> _Task goal_
Copy every line with the string "this" in it.

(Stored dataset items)
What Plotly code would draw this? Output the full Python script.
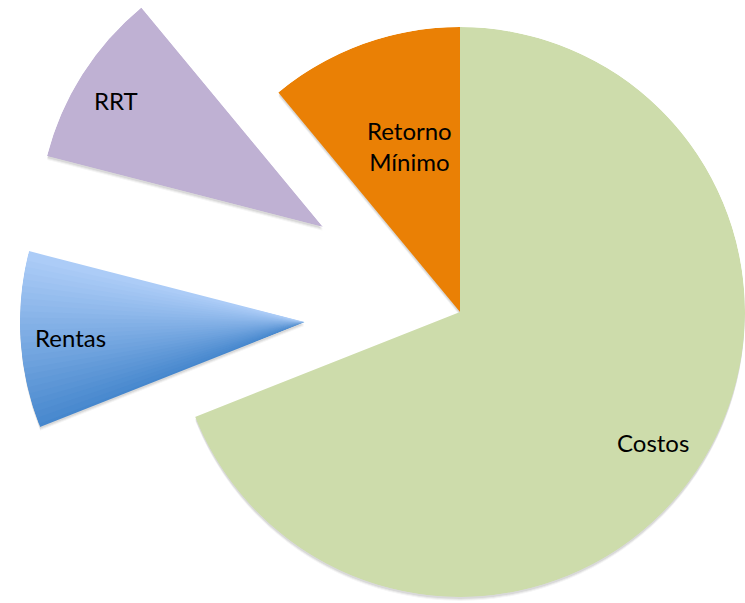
import math
import plotly.graph_objects as go

# shares of the pie, clockwise from 12 o'clock
labels = ["Costos", "Rentas", "RRT", "Retorno Mínimo"]
values = [69, 10, 10, 11]
colors = ["#CDDCAB", "#7BABE5", "#BFB1D3", "#EA8005"]
exploded = ["Rentas", "RRT"]

W, H = 745, 603
R = 285  # pie radius in px
center = (460, 312)
# where the tip of each pulled-out slice sits
tips = {"Rentas": (305, 322), "RRT": (323, 227)}
# Rentas is drawn with a light-to-dark blue fade like the original
rentas_fade = ((70, 135, 205), (172, 204, 247))

total = sum(values)
spans = [v / total * 360 for v in values]
starts = [sum(spans[:i]) for i in range(len(spans))]
mids = [s + w / 2 for s, w in zip(starts, spans)]


def sector_bbox(s0, s1):
    # bounding box (unit circle, y up) of a sector including the origin
    pts = [(0.0, 0.0)]
    for a in (s0, s1):
        pts.append((math.cos(math.radians(a)), math.sin(math.radians(a))))
    a = math.ceil(s0 / 90) * 90
    while a <= s1:
        pts.append((math.cos(math.radians(a)), math.sin(math.radians(a))))
        a += 90
    xs = [p[0] for p in pts]
    ys = [p[1] for p in pts]
    return min(xs), min(ys), max(xs), max(ys)


def domain_for(origin, s0, s1):
    bx0, by0, bx1, by1 = sector_bbox(s0, s1)
    ox, oy = origin
    x0, x1 = ox + R * bx0, ox + R * bx1
    ytop, ybot = oy - R * by1, oy - R * by0
    return dict(x=[max(0, x0 / W), min(1, x1 / W)],
                y=[max(0, 1 - ybot / H), min(1, 1 - ytop / H)])


def polar_style(dom, sector):
    return dict(
        domain=dom,
        sector=sector,
        bgcolor="rgba(0,0,0,0)",
        radialaxis=dict(visible=False, range=[0, 1]),
        angularaxis=dict(visible=False, rotation=90, direction="clockwise"),
    )


# groups of slices that share one origin
groups = [(center, [i for i, l in enumerate(labels) if l not in exploded], [0, 360])]
for name in exploded:
    i = labels.index(name)
    s0 = (90 - (starts[i] + spans[i])) % 360
    groups.append((tips[name], [i], [s0, s0 + spans[i]]))

fig = go.Figure()
polars = {}
counter = [0]


def new_polar(origin, sector):
    counter[0] += 1
    key = "polar" if counter[0] == 1 else "polar%d" % counter[0]
    polars[key] = polar_style(domain_for(origin, *sector), sector)
    return key


# soft drop shadow: a few faint copies nudged downwards
for dy, alpha in [(4, 0.035), (3, 0.05), (2, 0.065)]:
    for origin, idx, sector in groups:
        key = new_polar((origin[0], origin[1] + dy), sector)
        fig.add_trace(go.Barpolar(
            r=[1] * len(idx),
            theta=[mids[i] for i in idx],
            width=[spans[i] for i in idx],
            marker=dict(color="rgba(0,0,0,%s)" % alpha, line=dict(width=0)),
            hoverinfo="skip",
            subplot=key,
            showlegend=False,
        ))

for origin, idx, sector in groups:
    key = new_polar(origin, sector)
    for i in idx:
        if labels[i] == "Rentas":
            n = 28
            step = spans[i] / n
            th = [starts[i] + step * (k + 0.5) for k in range(n)]
            lo, hi = rentas_fade
            cols = ["rgb(%d,%d,%d)" % tuple(round(lo[c] + (hi[c] - lo[c]) * k / (n - 1))
                                             for c in range(3)) for k in range(n)]
            # overlapping bands hide the seams; the sector clips the outer ones
            fig.add_trace(go.Barpolar(
                r=[1] * n, theta=th, width=[step * 2] * n,
                marker=dict(color=cols, line=dict(width=0)),
                hovertext=[labels[i]] * n, hoverinfo="text",
                subplot=key, showlegend=False,
            ))
        else:
            fig.add_trace(go.Barpolar(
                r=[1], theta=[mids[i]], width=[spans[i]],
                marker=dict(color=colors[i], line=dict(width=0)),
                hovertext=[labels[i]], hoverinfo="text",
                subplot=key, showlegend=False,
            ))

fig.update_layout(**polars)

# slice labels
label_pos = {
    "Costos": (653, 442),
    "Rentas": (70, 337),
    "RRT": (116, 100),
    "Retorno Mínimo": (409, 146),
}
for name, (px, py) in label_pos.items():
    fig.add_annotation(
        x=px / W, y=1 - py / H, xref="paper", yref="paper",
        xanchor="center", yanchor="middle",
        text=name.replace(" ", "<br>"), showarrow=False,
        font=dict(family="Lato", size=24, color="black"),
        align="center",
    )

fig.update_layout(
    width=W, height=H,
    margin=dict(l=0, r=0, t=0, b=0),
    paper_bgcolor="white",
    plot_bgcolor="white",
    showlegend=False,
)

fig.write_html("out.html", config={"displayModeBar": False},
               post_script="document.body.style.margin = '0px';")
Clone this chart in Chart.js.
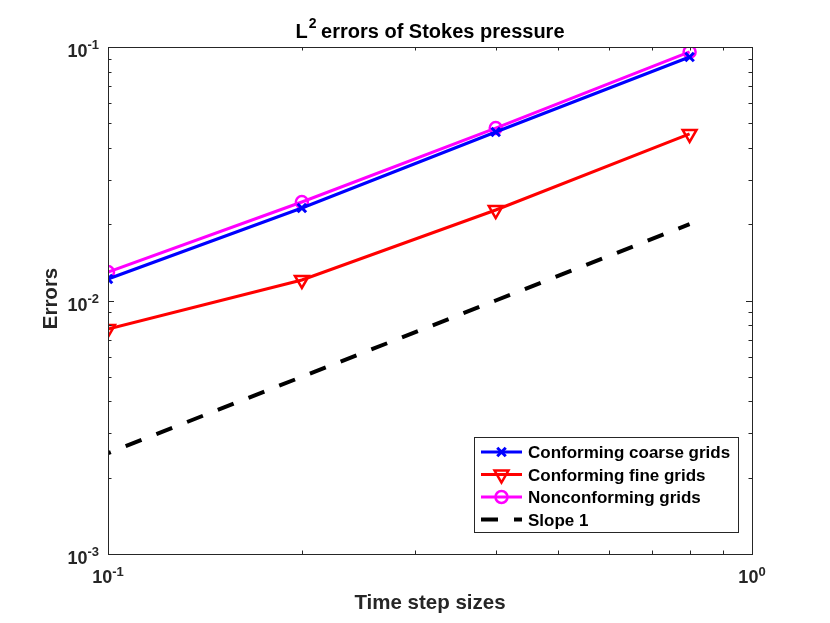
<!DOCTYPE html>
<html lang="en">
<head>
    <meta charset="UTF-8">
    <title>L2 errors of Stokes pressure</title>
    <script src="https://cdn.jsdelivr.net/npm/chart.js"></script>
    <style>
      html, body { margin: 0; padding: 0; background: #fff; }
      #wrap { width: 830px; height: 623px; }
    </style>
</head>
<body>
    <div id="wrap"><canvas id="errChart" width="830" height="623"></canvas></div>

    <script>
      // time step sizes (x) and the errors
      const stepSizes = [0.1, 0.2, 0.4, 0.8];
      const coarseErr = [0.01216, 0.02317, 0.0462, 0.0913];
      const fineErr = [0.00772, 0.01205, 0.02275, 0.0454];
      const nonconfErr = [0.01295, 0.02446, 0.0479, 0.0956];
      const slopeRef = [0.0025, 0.005, 0.01, 0.02];

      const seriesNames = [
        "Conforming coarse grids",
        "Conforming fine grids",
        "Nonconforming grids",
        "Slope 1"
      ];

      // decade tick labels (shown as 10^exp)
      const xTicks = [0.1, 1];
      const yTicks = [0.001, 0.01, 0.1];

      const FONT = "'Liberation Sans', Arial, Helvetica, sans-serif";
      const AXIS_COL = "#262626";

      function pts(ys) {
        return stepSizes.map(function (x, i) {
          return { x: x, y: ys[i] };
        });
      }

      // draws "10" with a raised exponent
      function drawPow(ctx, exp, x, y, align, baseSize, expSize, rise) {
        ctx.font = "bold " + baseSize + "px " + FONT;
        const wb = ctx.measureText("10").width;
        ctx.font = "bold " + expSize + "px " + FONT;
        const we = ctx.measureText(String(exp)).width;
        let start = x;
        if (align === "center") start = x - (wb + we) / 2;
        if (align === "right") start = x - (wb + we);
        ctx.textAlign = "left";
        ctx.textBaseline = "alphabetic";
        ctx.font = "bold " + baseSize + "px " + FONT;
        ctx.fillText("10", start, y);
        ctx.font = "bold " + expSize + "px " + FONT;
        ctx.fillText(String(exp), start + wb, y - rise);
      }

      // MATLAB-like frame: box, inward ticks, labels, title, legend
      const matlabFrame = {
        id: "matlabFrame",
        afterDatasetsDraw(chart) {
          const ctx = chart.ctx;
          const a = chart.chartArea;
          const xs = chart.scales.x;
          const ys = chart.scales.y;
          ctx.save();

          ctx.strokeStyle = AXIS_COL;
          ctx.lineWidth = 1;
          ctx.strokeRect(a.left + 0.5, a.top + 0.5, a.right - a.left, a.bottom - a.top);

          // ticks
          function ticksFor(decades) {
            const out = [];
            for (let i = 0; i < decades.length; i++) {
              out.push({ v: decades[i], major: true });
              if (i < decades.length - 1) {
                for (let k = 2; k <= 9; k++) out.push({ v: decades[i] * k, major: false });
              }
            }
            return out;
          }
          ctx.beginPath();
          ticksFor(xTicks).forEach(function (t) {
            const px = Math.round(xs.getPixelForValue(t.v)) + 0.5;
            const len = t.major ? 6 : 3.5;
            ctx.moveTo(px, a.bottom); ctx.lineTo(px, a.bottom - len);
            ctx.moveTo(px, a.top); ctx.lineTo(px, a.top + len);
          });
          ticksFor(yTicks).forEach(function (t) {
            const py = Math.round(ys.getPixelForValue(t.v)) + 0.5;
            const len = t.major ? 6 : 3.5;
            ctx.moveTo(a.left, py); ctx.lineTo(a.left + len, py);
            ctx.moveTo(a.right, py); ctx.lineTo(a.right - len, py);
          });
          ctx.stroke();

          // tick labels
          ctx.fillStyle = AXIS_COL;
          xTicks.forEach(function (v) {
            const px = xs.getPixelForValue(v);
            drawPow(ctx, Math.round(Math.log10(v)), px, a.bottom + 29, "center", 18, 13, 7);
          });
          yTicks.forEach(function (v) {
            const py = ys.getPixelForValue(v);
            drawPow(ctx, Math.round(Math.log10(v)), a.left - 9, py + 10, "right", 18, 13, 8);
          });

          // axis titles
          ctx.fillStyle = "#262626";
          ctx.font = "bold 20.5px " + FONT;
          ctx.textAlign = "center";
          ctx.textBaseline = "alphabetic";
          ctx.fillText("Time step sizes", (a.left + a.right) / 2, 609);
          ctx.save();
          ctx.translate(57, (a.top + a.bottom) / 2 - 2);
          ctx.rotate(-Math.PI / 2);
          ctx.fillText("Errors", 0, 0);
          ctx.restore();

          // title with superscript
          ctx.fillStyle = "#000";
          ctx.font = "bold 20px " + FONT;
          const t1 = "L", t3 = " errors of Stokes pressure";
          const w1 = ctx.measureText(t1).width;
          const w3 = ctx.measureText(t3).width;
          ctx.font = "bold 14px " + FONT;
          const w2 = ctx.measureText("2").width;
          let tx = (a.left + a.right) / 2 - (w1 + w2 + w3) / 2;
          ctx.textAlign = "left";
          ctx.font = "bold 20px " + FONT;
          ctx.fillText(t1, tx, 38);
          ctx.font = "bold 14px " + FONT;
          ctx.fillText("2", tx + w1 + 1, 28);
          ctx.font = "bold 20px " + FONT;
          ctx.fillText(t3, tx + w1 + w2, 38);

          // legend
          const lx = 474, ly = 437, lw = 264, lh = 95;
          ctx.fillStyle = "#fff";
          ctx.fillRect(lx, ly, lw, lh);
          ctx.strokeStyle = AXIS_COL;
          ctx.lineWidth = 1;
          ctx.strokeRect(lx + 0.5, ly + 0.5, lw, lh);
          chart.data.datasets.forEach(function (ds, i) {
            const yy = 452 + i * 22.5;
            ctx.save();
            ctx.strokeStyle = ds.borderColor;
            ctx.lineWidth = ds.borderWidth;
            ctx.setLineDash(ds.borderDash || []);
            ctx.beginPath();
            ctx.moveTo(481, yy);
            ctx.lineTo(522, yy);
            ctx.stroke();
            ctx.restore();
            if (ds.pointStyle && ds.pointRadius > 0) {
              ctx.save();
              ctx.strokeStyle = ds.borderColor;
              ctx.fillStyle = "rgba(0,0,0,0)";
              ctx.lineWidth = ds.pointBorderWidth;
              Chart.helpers.drawPoint(ctx, {
                pointStyle: ds.pointStyle,
                rotation: ds.pointRotation || 0,
                radius: ds.pointRadius,
                borderWidth: ds.pointBorderWidth
              }, 501.5, yy);
              ctx.restore();
            }
            ctx.fillStyle = "#000";
            ctx.font = "bold 17px " + FONT;
            ctx.textAlign = "left";
            ctx.textBaseline = "alphabetic";
            ctx.fillText(ds.label, 528, yy + 6);
          });

          ctx.restore();
        }
      };

      const ctx = document.getElementById("errChart").getContext("2d");
      const errChart = new Chart(ctx, {
        type: "line",
        data: {
          datasets: [
            {
              label: seriesNames[0],
              data: pts(coarseErr),
              borderColor: "#0000ff",
              borderWidth: 3,
              pointStyle: "crossRot",
              pointRadius: 6,
              pointBorderWidth: 3,
              pointBackgroundColor: "rgba(0,0,0,0)"
            },
            {
              label: seriesNames[1],
              data: pts(fineErr),
              borderColor: "#ff0000",
              borderWidth: 3,
              pointStyle: "triangle",
              pointRotation: 180,
              pointRadius: 8,
              pointBorderWidth: 2.5,
              pointBackgroundColor: "rgba(0,0,0,0)"
            },
            {
              label: seriesNames[2],
              data: pts(nonconfErr),
              borderColor: "#ff00ff",
              borderWidth: 3,
              pointStyle: "circle",
              pointRadius: 6,
              pointBorderWidth: 2.5,
              pointBackgroundColor: "rgba(0,0,0,0)"
            },
            {
              label: seriesNames[3],
              data: pts(slopeRef),
              borderColor: "#000000",
              borderWidth: 4,
              borderDash: [17, 16],
              borderDashOffset: 14,
              pointRadius: 0
            }
          ]
        },
        options: {
          responsive: false,
          animation: false,
          devicePixelRatio: 1,
          layout: { padding: { left: 108, right: 78, top: 47, bottom: 69 } },
          elements: { line: { tension: 0 } },
          plugins: {
            legend: { display: false },
            title: { display: false },
            tooltip: { enabled: false }
          },
          scales: {
            x: { type: "logarithmic", min: 0.1, max: 1, display: false },
            y: { type: "logarithmic", min: 0.001, max: 0.1, display: false }
          }
        },
        plugins: [matlabFrame]
      });
    </script>
</body>
</html>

> _Exercise answer_
What Plotly code would draw this? Output the full Python script.
Clone this chart in Chart.js.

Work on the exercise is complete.